## What to do
Copy out every line of the records where the string "this" occurs.

◇ ◇ ◇

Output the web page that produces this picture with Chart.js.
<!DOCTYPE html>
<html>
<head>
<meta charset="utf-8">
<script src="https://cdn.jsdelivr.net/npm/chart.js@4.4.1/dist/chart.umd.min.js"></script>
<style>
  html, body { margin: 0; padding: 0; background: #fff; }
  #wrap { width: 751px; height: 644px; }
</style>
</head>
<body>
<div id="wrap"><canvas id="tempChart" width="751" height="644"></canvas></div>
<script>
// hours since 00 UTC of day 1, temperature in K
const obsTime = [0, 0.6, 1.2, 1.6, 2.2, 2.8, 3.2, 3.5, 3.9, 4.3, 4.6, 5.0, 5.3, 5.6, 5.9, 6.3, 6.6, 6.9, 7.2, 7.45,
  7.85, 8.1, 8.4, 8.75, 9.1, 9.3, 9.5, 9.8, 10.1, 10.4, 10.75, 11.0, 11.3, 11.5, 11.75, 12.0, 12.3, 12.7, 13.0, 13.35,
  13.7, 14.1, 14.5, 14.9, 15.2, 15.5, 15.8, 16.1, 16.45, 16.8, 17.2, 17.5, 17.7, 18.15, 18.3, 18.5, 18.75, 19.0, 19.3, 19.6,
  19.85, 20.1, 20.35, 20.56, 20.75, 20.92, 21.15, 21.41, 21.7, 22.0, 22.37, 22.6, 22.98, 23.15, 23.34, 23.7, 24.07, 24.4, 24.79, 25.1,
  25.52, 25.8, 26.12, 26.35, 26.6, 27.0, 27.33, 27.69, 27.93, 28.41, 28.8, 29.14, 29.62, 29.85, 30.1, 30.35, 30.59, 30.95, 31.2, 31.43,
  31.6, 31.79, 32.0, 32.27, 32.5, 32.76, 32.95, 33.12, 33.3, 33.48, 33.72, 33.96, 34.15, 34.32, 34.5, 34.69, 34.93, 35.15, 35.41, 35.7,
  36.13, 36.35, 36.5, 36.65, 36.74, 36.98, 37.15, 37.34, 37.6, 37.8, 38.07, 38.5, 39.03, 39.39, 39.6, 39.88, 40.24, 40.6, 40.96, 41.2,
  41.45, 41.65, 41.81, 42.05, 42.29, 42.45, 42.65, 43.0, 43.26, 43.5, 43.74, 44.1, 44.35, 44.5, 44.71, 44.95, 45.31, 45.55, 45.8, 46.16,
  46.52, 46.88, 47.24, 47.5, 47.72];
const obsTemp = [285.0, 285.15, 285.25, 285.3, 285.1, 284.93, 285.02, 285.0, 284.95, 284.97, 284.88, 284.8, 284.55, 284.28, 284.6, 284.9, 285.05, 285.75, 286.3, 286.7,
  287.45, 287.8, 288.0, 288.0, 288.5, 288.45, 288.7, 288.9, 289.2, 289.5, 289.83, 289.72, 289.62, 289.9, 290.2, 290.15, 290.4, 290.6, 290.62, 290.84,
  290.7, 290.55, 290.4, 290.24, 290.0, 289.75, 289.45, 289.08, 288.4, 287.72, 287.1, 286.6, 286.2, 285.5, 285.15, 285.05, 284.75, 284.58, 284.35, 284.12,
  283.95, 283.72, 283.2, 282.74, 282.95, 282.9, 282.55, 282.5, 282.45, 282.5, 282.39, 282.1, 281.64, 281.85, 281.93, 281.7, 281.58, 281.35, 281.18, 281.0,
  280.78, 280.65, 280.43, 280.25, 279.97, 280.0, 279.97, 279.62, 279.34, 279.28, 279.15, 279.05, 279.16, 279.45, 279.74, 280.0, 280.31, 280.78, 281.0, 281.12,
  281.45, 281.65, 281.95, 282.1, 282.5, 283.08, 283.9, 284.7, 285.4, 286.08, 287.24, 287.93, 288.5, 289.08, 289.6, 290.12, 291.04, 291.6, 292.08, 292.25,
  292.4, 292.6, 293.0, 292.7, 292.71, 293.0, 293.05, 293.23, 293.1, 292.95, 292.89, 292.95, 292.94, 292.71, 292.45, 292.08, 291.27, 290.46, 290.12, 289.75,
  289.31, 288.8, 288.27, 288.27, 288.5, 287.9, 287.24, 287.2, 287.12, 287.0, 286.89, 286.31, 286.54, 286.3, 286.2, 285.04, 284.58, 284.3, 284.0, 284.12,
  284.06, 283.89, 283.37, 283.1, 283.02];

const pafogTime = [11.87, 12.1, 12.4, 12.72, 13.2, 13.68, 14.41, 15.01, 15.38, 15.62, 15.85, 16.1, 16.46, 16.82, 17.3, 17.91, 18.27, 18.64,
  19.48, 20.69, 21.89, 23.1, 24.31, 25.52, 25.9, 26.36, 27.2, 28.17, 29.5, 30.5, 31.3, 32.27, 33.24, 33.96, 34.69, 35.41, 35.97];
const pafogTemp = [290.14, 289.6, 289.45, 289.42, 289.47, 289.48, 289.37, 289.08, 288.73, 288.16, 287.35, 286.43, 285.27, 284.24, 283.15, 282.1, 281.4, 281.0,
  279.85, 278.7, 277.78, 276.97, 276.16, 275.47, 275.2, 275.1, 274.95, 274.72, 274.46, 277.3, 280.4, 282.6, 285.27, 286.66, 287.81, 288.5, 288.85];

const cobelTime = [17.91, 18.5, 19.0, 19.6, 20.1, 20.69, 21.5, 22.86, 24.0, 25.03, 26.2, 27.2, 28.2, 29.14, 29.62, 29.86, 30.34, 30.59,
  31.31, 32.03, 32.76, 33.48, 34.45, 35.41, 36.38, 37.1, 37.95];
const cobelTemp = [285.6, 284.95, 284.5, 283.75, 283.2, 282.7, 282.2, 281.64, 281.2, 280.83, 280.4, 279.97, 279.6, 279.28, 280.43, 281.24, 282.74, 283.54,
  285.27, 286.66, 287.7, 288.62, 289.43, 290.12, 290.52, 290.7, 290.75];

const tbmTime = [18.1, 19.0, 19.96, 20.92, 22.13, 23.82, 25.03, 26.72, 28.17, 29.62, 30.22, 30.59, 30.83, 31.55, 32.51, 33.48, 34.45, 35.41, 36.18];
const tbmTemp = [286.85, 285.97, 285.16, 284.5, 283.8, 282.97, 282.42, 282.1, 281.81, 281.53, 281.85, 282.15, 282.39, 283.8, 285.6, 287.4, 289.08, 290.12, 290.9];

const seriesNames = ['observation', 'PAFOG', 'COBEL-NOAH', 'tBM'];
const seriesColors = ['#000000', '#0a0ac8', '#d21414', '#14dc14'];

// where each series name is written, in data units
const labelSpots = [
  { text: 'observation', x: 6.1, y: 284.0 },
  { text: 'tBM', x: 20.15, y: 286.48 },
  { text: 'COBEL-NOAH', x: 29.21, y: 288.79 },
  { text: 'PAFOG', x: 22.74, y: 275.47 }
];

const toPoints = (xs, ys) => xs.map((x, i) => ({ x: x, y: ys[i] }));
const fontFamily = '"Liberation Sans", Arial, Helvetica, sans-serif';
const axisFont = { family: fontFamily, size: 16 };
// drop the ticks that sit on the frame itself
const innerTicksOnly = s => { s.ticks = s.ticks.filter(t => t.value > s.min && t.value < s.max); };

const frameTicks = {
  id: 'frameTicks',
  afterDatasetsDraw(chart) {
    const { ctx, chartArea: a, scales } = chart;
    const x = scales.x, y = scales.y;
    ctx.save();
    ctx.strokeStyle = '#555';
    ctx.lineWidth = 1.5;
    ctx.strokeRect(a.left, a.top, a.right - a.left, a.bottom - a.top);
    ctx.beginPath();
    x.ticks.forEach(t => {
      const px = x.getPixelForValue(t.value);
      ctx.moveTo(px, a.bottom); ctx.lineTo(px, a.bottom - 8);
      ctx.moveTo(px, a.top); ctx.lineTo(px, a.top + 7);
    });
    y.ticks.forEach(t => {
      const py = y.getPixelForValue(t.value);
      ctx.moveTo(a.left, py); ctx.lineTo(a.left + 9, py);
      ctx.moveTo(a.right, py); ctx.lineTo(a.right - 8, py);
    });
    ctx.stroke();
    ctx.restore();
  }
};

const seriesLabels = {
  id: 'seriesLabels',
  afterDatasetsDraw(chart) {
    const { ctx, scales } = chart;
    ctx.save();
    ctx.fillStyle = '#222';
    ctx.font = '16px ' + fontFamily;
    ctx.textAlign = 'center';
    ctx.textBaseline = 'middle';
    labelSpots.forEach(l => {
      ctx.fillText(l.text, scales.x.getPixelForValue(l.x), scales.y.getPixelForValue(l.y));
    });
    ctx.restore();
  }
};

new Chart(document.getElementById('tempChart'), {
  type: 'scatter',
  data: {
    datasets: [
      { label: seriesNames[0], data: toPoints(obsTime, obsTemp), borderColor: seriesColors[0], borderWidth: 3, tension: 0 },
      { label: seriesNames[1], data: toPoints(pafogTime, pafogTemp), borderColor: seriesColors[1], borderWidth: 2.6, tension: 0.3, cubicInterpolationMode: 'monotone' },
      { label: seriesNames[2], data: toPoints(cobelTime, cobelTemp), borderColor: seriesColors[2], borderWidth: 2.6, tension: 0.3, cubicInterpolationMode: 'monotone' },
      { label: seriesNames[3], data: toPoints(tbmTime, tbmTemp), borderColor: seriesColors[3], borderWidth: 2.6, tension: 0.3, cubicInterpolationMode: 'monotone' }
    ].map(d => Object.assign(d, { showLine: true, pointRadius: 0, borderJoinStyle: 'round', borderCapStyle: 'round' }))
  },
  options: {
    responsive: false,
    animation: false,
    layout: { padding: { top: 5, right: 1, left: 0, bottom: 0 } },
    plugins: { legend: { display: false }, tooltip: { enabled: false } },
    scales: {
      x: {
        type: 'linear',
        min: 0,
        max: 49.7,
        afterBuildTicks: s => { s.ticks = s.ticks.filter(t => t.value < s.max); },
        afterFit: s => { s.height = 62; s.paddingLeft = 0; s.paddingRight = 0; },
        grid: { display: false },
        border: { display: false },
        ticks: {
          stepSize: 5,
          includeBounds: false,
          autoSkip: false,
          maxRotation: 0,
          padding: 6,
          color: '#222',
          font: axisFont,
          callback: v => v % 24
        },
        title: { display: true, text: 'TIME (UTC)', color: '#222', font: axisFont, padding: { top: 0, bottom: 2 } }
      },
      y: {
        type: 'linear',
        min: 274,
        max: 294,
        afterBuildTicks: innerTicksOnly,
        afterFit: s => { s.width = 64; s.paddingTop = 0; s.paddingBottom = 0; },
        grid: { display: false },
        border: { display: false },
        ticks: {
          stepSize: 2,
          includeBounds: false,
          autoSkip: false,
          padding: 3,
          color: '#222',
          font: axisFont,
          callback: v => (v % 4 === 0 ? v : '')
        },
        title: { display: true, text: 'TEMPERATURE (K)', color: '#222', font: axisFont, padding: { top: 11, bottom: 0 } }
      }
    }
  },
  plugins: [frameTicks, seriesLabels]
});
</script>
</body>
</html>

◇ ◇ ◇

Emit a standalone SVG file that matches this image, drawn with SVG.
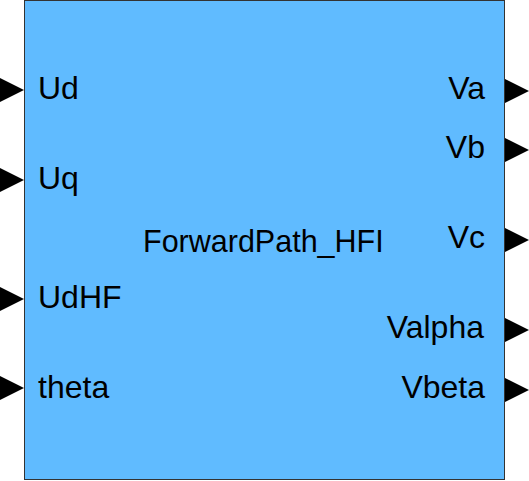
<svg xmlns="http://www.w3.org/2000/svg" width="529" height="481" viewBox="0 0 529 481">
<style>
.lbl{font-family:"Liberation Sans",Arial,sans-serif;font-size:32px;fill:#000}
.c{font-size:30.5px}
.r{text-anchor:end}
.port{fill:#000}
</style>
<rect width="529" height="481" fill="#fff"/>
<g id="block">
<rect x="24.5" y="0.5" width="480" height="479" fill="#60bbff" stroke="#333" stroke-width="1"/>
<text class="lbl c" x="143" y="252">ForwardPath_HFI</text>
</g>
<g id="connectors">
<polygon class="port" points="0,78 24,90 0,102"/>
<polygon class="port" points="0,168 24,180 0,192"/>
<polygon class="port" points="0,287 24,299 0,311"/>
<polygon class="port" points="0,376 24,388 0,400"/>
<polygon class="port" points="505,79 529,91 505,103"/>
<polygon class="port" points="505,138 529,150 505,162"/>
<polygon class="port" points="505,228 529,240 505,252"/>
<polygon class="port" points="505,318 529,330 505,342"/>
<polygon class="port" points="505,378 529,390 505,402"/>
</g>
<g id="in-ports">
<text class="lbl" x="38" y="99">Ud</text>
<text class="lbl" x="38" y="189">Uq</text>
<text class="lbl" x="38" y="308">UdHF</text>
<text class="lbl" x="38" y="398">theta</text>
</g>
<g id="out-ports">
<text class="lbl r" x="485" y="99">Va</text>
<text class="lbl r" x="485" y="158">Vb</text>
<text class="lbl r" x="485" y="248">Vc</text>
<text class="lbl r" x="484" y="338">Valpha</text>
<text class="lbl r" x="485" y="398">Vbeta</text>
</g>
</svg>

◇ ◇ ◇

## Response to the exercise
Output the web page that produces this picture with Chart.js.
Emit a standalone SVG file that matches this image, drawn with SVG.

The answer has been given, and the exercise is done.